La respuesta a su pregunta es un simple y rotundo sí. Lo habrían asesinado y una de las razones es que el mayor peligro para los periodistas, como explica UNESCO, es la impunidad de la que gozan sus asesinos. Las cifras son abrumadoras: en los últimos 12 años, solo el 11% de asesinatos, alrededor del mundo, han sido resueltos y el 89% restante han quedado en la impunidad, es decir, casi 9 de cada 10 casos.
El mismo Khashoggi, en su última columna para el Washington Post (17/10/18), describió cómo su amigo, el escritor saudí Saleh al-Shehi, quien escribía “una de las columnas más famosas jamás escritas en la prensa saudí”, se encontraba en prisión sin ninguna sentencia, por hacer comentarios contrarios al establishment de su país.
Luego, agrega: “La requisa, por parte del gobierno egipcio, de todo el tiraje del diario al-Masry al Youm, no provocó la ira o la reacción de los colegas.

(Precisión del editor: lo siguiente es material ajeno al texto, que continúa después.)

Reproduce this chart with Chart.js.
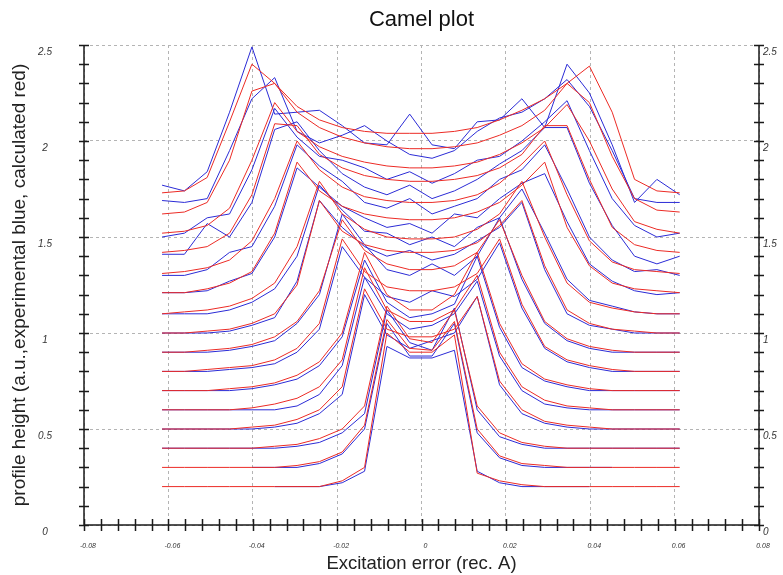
<!DOCTYPE html>
<html>
<head>
<meta charset="utf-8">
<script src="https://cdn.jsdelivr.net/npm/chart.js@4.4.1/dist/chart.umd.min.js"></script>
<style>
  html, body { margin: 0; padding: 0; background: #fff; }
  #wrap { width: 783px; height: 575px; }
</style>
</head>
<body>
<div id="wrap"><canvas id="camel"></canvas></div>
<script>
// excitation error sample positions (rec. A)
const xs = [-0.0615, -0.0562, -0.0508, -0.0455, -0.0402, -0.0348, -0.0295, -0.0242,
  -0.0188, -0.0135, -0.0082, -0.0028, 0.0025, 0.0078, 0.0132, 0.0185,
  0.0238, 0.0292, 0.0345, 0.0398, 0.0452, 0.0505, 0.0558, 0.0612];

const xTicks = [-0.08, -0.06, -0.04, -0.02, 0, 0.02, 0.04, 0.06, 0.08];
const yTicks = [0, 0.5, 1, 1.5, 2, 2.5];

// calculated profiles (red), bottom to top
const calc00 = [0.20, 0.20, 0.20, 0.20, 0.20, 0.20, 0.20, 0.20, 0.23, 0.30, 1.00, 0.90, 0.90, 0.99, 0.27, 0.23, 0.21, 0.20, 0.20, 0.20, 0.20, 0.20, 0.20, 0.20];
const calc01 = [0.30, 0.30, 0.30, 0.30, 0.30, 0.30, 0.31, 0.33, 0.38, 0.52, 1.07, 0.92, 0.91, 1.06, 0.50, 0.36, 0.32, 0.31, 0.30, 0.30, 0.30, 0.30, 0.30, 0.30];
const calc02 = [0.40, 0.40, 0.40, 0.40, 0.40, 0.41, 0.42, 0.45, 0.50, 0.62, 1.14, 0.97, 0.95, 1.12, 0.62, 0.48, 0.43, 0.41, 0.40, 0.40, 0.40, 0.40, 0.40, 0.40];
const calc03 = [0.50, 0.50, 0.50, 0.50, 0.51, 0.52, 0.55, 0.60, 0.72, 1.23, 1.02, 0.98, 0.98, 1.02, 1.19, 0.75, 0.60, 0.54, 0.52, 0.51, 0.50, 0.50, 0.50, 0.50];
const calc04 = [0.60, 0.60, 0.60, 0.60, 0.61, 0.63, 0.66, 0.72, 0.86, 1.34, 1.12, 1.06, 1.06, 1.12, 1.30, 0.90, 0.72, 0.65, 0.62, 0.61, 0.60, 0.60, 0.60, 0.60];
const calc05 = [0.70, 0.70, 0.70, 0.71, 0.72, 0.74, 0.78, 0.85, 1.00, 1.42, 1.20, 1.12, 1.12, 1.20, 1.42, 1.05, 0.84, 0.76, 0.73, 0.71, 0.70, 0.70, 0.70, 0.70];
const calc06 = [0.80, 0.80, 0.81, 0.82, 0.83, 0.86, 0.92, 1.05, 1.49, 1.32, 1.24, 1.22, 1.22, 1.24, 1.31, 1.49, 1.15, 0.93, 0.86, 0.83, 0.81, 0.80, 0.80, 0.80];
const calc07 = [0.90, 0.90, 0.91, 0.92, 0.94, 0.98, 1.06, 1.22, 1.59, 1.43, 1.36, 1.33, 1.33, 1.35, 1.42, 1.59, 1.30, 1.06, 0.97, 0.93, 0.91, 0.90, 0.90, 0.90];
const calc08 = [1.00, 1.00, 1.01, 1.02, 1.05, 1.10, 1.25, 1.69, 1.53, 1.46, 1.43, 1.42, 1.42, 1.43, 1.47, 1.56, 1.69, 1.35, 1.12, 1.05, 1.02, 1.01, 1.00, 1.00];
const calc09 = [1.10, 1.11, 1.12, 1.14, 1.18, 1.26, 1.45, 1.79, 1.62, 1.54, 1.50, 1.49, 1.49, 1.50, 1.54, 1.62, 1.79, 1.50, 1.26, 1.16, 1.13, 1.11, 1.10, 1.10];
const calc10 = [1.21, 1.21, 1.23, 1.26, 1.32, 1.52, 1.89, 1.74, 1.66, 1.62, 1.60, 1.59, 1.59, 1.60, 1.63, 1.68, 1.77, 1.89, 1.55, 1.35, 1.26, 1.23, 1.22, 1.21];
const calc11 = [1.31, 1.32, 1.34, 1.38, 1.48, 1.70, 2.00, 1.85, 1.76, 1.71, 1.69, 1.68, 1.68, 1.69, 1.72, 1.78, 1.88, 2.00, 1.72, 1.48, 1.37, 1.33, 1.32, 1.31];
const calc12 = [1.42, 1.43, 1.45, 1.52, 1.72, 2.09, 2.08, 1.93, 1.86, 1.82, 1.80, 1.79, 1.79, 1.80, 1.82, 1.86, 1.93, 2.08, 2.08, 1.80, 1.55, 1.46, 1.43, 1.42];
const calc13 = [1.52, 1.53, 1.56, 1.65, 1.90, 2.20, 2.05, 1.97, 1.92, 1.89, 1.87, 1.86, 1.86, 1.87, 1.89, 1.93, 1.99, 2.07, 2.19, 2.00, 1.75, 1.58, 1.54, 1.52];
const calc14 = [1.62, 1.63, 1.68, 1.90, 2.26, 2.30, 2.15, 2.07, 2.02, 1.99, 1.97, 1.96, 1.96, 1.97, 1.99, 2.03, 2.08, 2.16, 2.30, 2.20, 1.92, 1.70, 1.64, 1.63];
const calc15 = [1.73, 1.74, 1.81, 2.10, 2.40, 2.30, 2.18, 2.11, 2.07, 2.05, 2.04, 2.04, 2.04, 2.05, 2.07, 2.11, 2.16, 2.22, 2.30, 2.39, 2.15, 1.80, 1.74, 1.73];

// experimental profiles (blue), bottom to top
const expt00 = [null, null, null, null, null, 0.20, 0.20, 0.20, 0.22, 0.28, 0.93, 0.87, 0.87, 0.91, 0.28, 0.22, 0.20, 0.20, 0.20, 0.20, null, null, null, null];
const expt01 = [null, null, null, null, 0.30, 0.30, 0.30, 0.32, 0.37, 0.50, 1.05, 0.88, 0.88, 1.05, 0.48, 0.35, 0.31, 0.30, 0.30, 0.30, 0.30, null, null, null];
const expt02 = [0.40, 0.40, 0.40, 0.40, 0.40, 0.40, 0.41, 0.43, 0.48, 0.58, 1.12, 0.95, 0.91, 1.13, 0.60, 0.46, 0.42, 0.40, 0.40, 0.40, 0.40, 0.40, 0.40, 0.40];
const expt03 = [0.50, 0.50, 0.50, 0.50, 0.50, 0.51, 0.53, 0.58, 0.68, 1.20, 0.99, 0.92, 0.96, 1.00, 1.19, 0.73, 0.58, 0.53, 0.51, 0.50, 0.50, 0.50, 0.50, 0.50];
const expt04 = [0.60, 0.60, 0.60, 0.60, 0.60, 0.60, 0.62, 0.68, 0.83, 1.29, 1.10, 1.02, 1.04, 1.10, 1.27, 0.88, 0.70, 0.63, 0.61, 0.60, 0.60, 0.60, 0.60, 0.60];
const expt05 = [0.70, 0.70, 0.70, 0.70, 0.71, 0.73, 0.76, 0.83, 0.98, 1.38, 1.16, 1.08, 1.10, 1.15, 1.40, 1.03, 0.82, 0.75, 0.72, 0.70, 0.70, 0.70, 0.70, 0.70];
const expt06 = [0.80, 0.80, 0.80, 0.81, 0.82, 0.84, 0.90, 1.02, 1.45, 1.29, 1.19, 1.16, 1.22, 1.19, 1.28, 1.47, 1.13, 0.92, 0.85, 0.82, 0.80, 0.80, 0.80, 0.80];
const expt07 = [0.90, 0.90, 0.90, 0.91, 0.93, 0.96, 1.05, 1.20, 1.62, 1.46, 1.33, 1.30, 1.36, 1.30, 1.40, 1.60, 1.28, 1.05, 0.96, 0.92, 0.90, 0.90, 0.90, 0.90];
const expt08 = [1.00, 1.00, 1.00, 1.01, 1.04, 1.08, 1.27, 1.69, 1.55, 1.45, 1.40, 1.43, 1.38, 1.41, 1.48, 1.55, 1.68, 1.33, 1.10, 1.04, 1.02, 1.00, 1.00, 1.00];
const expt09 = [1.10, 1.10, 1.10, 1.12, 1.16, 1.23, 1.40, 1.77, 1.64, 1.53, 1.52, 1.46, 1.50, 1.45, 1.55, 1.60, 1.75, 1.52, 1.28, 1.17, 1.14, 1.11, 1.10, 1.10];
const expt10 = [1.21, 1.21, 1.22, 1.27, 1.31, 1.50, 1.86, 1.76, 1.66, 1.60, 1.55, 1.57, 1.52, 1.62, 1.60, 1.70, 1.78, 1.83, 1.58, 1.36, 1.27, 1.22, 1.20, 1.21];
const expt11 = [1.30, 1.30, 1.33, 1.42, 1.45, 1.66, 1.98, 1.87, 1.79, 1.68, 1.65, 1.70, 1.62, 1.66, 1.70, 1.80, 1.85, 1.98, 1.75, 1.50, 1.38, 1.32, 1.33, 1.30];
const expt12 = [1.41, 1.41, 1.57, 1.50, 1.68, 2.06, 2.10, 1.95, 1.83, 1.76, 1.72, 1.77, 1.70, 1.74, 1.80, 1.88, 1.95, 2.07, 2.07, 1.78, 1.56, 1.40, 1.36, 1.40];
const expt13 = [1.50, 1.52, 1.60, 1.62, 1.85, 2.17, 2.02, 1.92, 1.90, 1.86, 1.80, 1.84, 1.78, 1.83, 1.90, 1.92, 2.00, 2.10, 2.21, 1.95, 1.70, 1.56, 1.50, 1.52];
const expt14 = [1.69, 1.68, 1.70, 1.95, 2.22, 2.33, 2.05, 1.99, 2.03, 2.08, 2.00, 1.93, 1.91, 1.95, 2.05, 2.12, 2.15, 2.22, 2.32, 2.18, 1.95, 1.70, 1.68, 1.68];
const expt15 = [1.77, 1.74, 1.84, 2.15, 2.49, 2.14, 2.15, 2.16, 2.08, 1.99, 1.98, 2.14, 1.98, 1.96, 2.10, 2.11, 2.22, 2.07, 2.40, 2.25, 1.98, 1.68, 1.80, 1.72];

const calcSeries = [calc00, calc01, calc02, calc03, calc04, calc05, calc06, calc07,
  calc08, calc09, calc10, calc11, calc12, calc13, calc14, calc15];
const exptSeries = [expt00, expt01, expt02, expt03, expt04, expt05, expt06, expt07,
  expt08, expt09, expt10, expt11, expt12, expt13, expt14, expt15];

const FONT = "'Liberation Sans', Arial, sans-serif";
const RED = "#ec2b25";
const BLUE = "#2b2bd6";
const GRID = "#b4b4b4";

function toPoints(values) {
  const pts = [];
  values.forEach((v, i) => {
    if (v !== null) pts.push({ x: xs[i], y: v });
  });
  return pts;
}

const datasets = [];
calcSeries.forEach((s, i) => {
  datasets.push({
    label: "calc " + i,
    data: toPoints(s),
    borderColor: RED,
    borderWidth: 1,
    pointRadius: 0,
    tension: 0,
  });
});
exptSeries.forEach((s, i) => {
  datasets.push({
    label: "expt " + i,
    data: toPoints(s),
    borderColor: BLUE,
    borderWidth: 1,
    pointRadius: 0,
    tension: 0,
  });
});

// solid axes with the small cross ticks
const axisFrame = {
  id: "axisFrame",
  afterDatasetsDraw(chart) {
    const { ctx, chartArea: a, scales: { x, y } } = chart;
    ctx.save();
    ctx.strokeStyle = "#1a1a1a";
    ctx.lineWidth = 1.5;
    ctx.beginPath();
    ctx.moveTo(a.left, a.top);
    ctx.lineTo(a.left, a.bottom);
    ctx.lineTo(a.right, a.bottom);
    ctx.lineTo(a.right, a.top);
    for (let i = 0; i <= 25; i++) {
      const py = Math.round(y.getPixelForValue(i / 10)) + 0.5;
      ctx.moveTo(a.left - 5, py);
      ctx.lineTo(a.left + 5, py);
      ctx.moveTo(a.right - 5, py);
      ctx.lineTo(a.right + 5, py);
    }
    for (let i = 0; i <= 40; i++) {
      const px = Math.round(x.getPixelForValue(-0.08 + i * 0.004)) + 0.5;
      ctx.moveTo(px, a.bottom - 6);
      ctx.lineTo(px, a.bottom + 6);
    }
    ctx.stroke();
    ctx.restore();
  },
};

new Chart(document.getElementById("camel"), {
  type: "line",
  data: { datasets: datasets },
  options: {
    responsive: true,
    maintainAspectRatio: false,
    animation: false,
    devicePixelRatio: 1,
    layout: { padding: 0 },
    scales: {
      x: {
        type: "linear",
        position: "bottom",
        min: -0.08,
        max: 0.08,
        afterBuildTicks: (s) => {
          s.ticks = xTicks.map((v) => ({ value: v }));
        },
        afterFit: (s) => {
          s.height = 50;
        },
        grid: { color: GRID, lineWidth: 1, drawTicks: false },
        border: { display: false, dash: [3, 3] },
        ticks: {
          autoSkip: false,
          maxRotation: 0,
          padding: 17,
          labelOffset: 4,
          color: "#333",
          font: { family: FONT, size: 7, style: "italic" },
          callback: (v) => (v === 0 ? "0" : v.toFixed(2)),
        },
        title: {
          display: true,
          text: "Excitation error (rec. A)",
          color: "#222",
          font: { family: FONT, size: 18.5 },
          padding: { top: 0, bottom: 0 },
        },
      },
      xTop: {
        type: "linear",
        position: "top",
        min: -0.08,
        max: 0.08,
        afterFit: (s) => {
          s.height = 45;
        },
        grid: { display: false },
        border: { display: false },
        ticks: { display: false },
        title: {
          display: true,
          text: "Camel plot",
          color: "#111",
          font: { family: FONT, size: 22 },
          padding: { top: 7, bottom: 0 },
        },
      },
      y: {
        type: "linear",
        position: "left",
        min: 0,
        max: 2.5,
        afterBuildTicks: (s) => {
          s.ticks = yTicks.map((v) => ({ value: v }));
        },
        afterFit: (s) => {
          s.width = 84;
        },
        grid: { color: GRID, lineWidth: 1, drawTicks: false },
        border: { display: false, dash: [3, 3] },
        ticks: {
          crossAlign: "center",
          padding: 32,
          labelOffset: 7,
          color: "#333",
          font: { family: FONT, size: 10, style: "italic" },
          callback: (v) => String(v),
        },
        title: {
          display: true,
          text: "profile height (a.u.,experimental blue, calculated red)",
          color: "#222",
          font: { family: FONT, size: 19 },
          padding: { top: 8, bottom: 0 },
        },
      },
      yRight: {
        type: "linear",
        position: "right",
        min: 0,
        max: 2.5,
        afterBuildTicks: (s) => {
          s.ticks = yTicks.map((v) => ({ value: v }));
        },
        afterFit: (s) => {
          s.width = 24;
        },
        grid: { display: false, drawTicks: false },
        border: { display: false },
        ticks: {
          crossAlign: "near",
          padding: 4,
          labelOffset: 7,
          color: "#333",
          font: { family: FONT, size: 10, style: "italic" },
          callback: (v) => String(v),
        },
      },
    },
    plugins: {
      legend: { display: false },
      tooltip: { enabled: false },
    },
  },
  plugins: [axisFrame],
});
</script>
</body>
</html>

Este tipo de acciones ya no acarrean la reacción de la comunidad internacional. En su lugar, ellas generan una condena rápidamente seguida de silencio. Como resultado, los gobiernos árabes gozan de rienda suelta para continuar silenciando a los medios a ritmo creciente”.
Como es tradición en el periodismo corporativo, Oppenheimer pone toda su atención en el discurso –que en el caso de Donald Trump es, con mucha frecuencia, condenable–, y pasa por alto los hechos relevantes de manera selectiva para sostener su propio sesgo. Pasa por alto también que Arabia Saudí viene asesinando a decenas de miles de civiles yemeníes, mientras hambrea a varios millones más, de manera completamente impune.
¿Por qué temer, entonces? La respuesta se encontraría en la notoriedad de Khashoggi. No se pasa por alto el descuartizamiento de un periodista del Washington Post, miembro de la élite árabe, así como así.
Volviendo al reporte de UNESCO: “(La) impunidad por crímenes contra periodistas envalentona a sus atacantes y fomenta la autocensura en la profesión y entre el público (…) También hay que notar que el asesinato de periodistas, la forma más extrema de censura, es solo la punta del iceberg en los ataques contra periodistas, que van de ataques físicos no letales, secuestros, detenciones ilegales, amenazas, acoso tanto (en persona) como en línea, a retaliaciones contra familiares”.
En Méjico, que en los últimos años se disputa el primer puesto en asesinatos de periodistas con Afganistán y otros países en conflicto armado, de los más de 80 casos registrados en los últimos años por el organismo de la ONU, los resueltos ¡no llegan ni a cinco!
Esa impunidad, que es muy anterior a Trump y tiene poco que ver con discursos, es el verdadero problema. Eso sumado al silencio del periodismo corporativo, que solo levanta la voz en casos notorios y cuando el perpetrador es un Estado no alineado con la Casa Blanca.
Lejos de velar por la integridad del oficio periodístico y resaltar el asesinato impune de sus colegas invisibilizados por la propaganda, este periodista de élite utiliza el asunto para sustentar un discurso que es, cuando menos, engañoso y mezquino.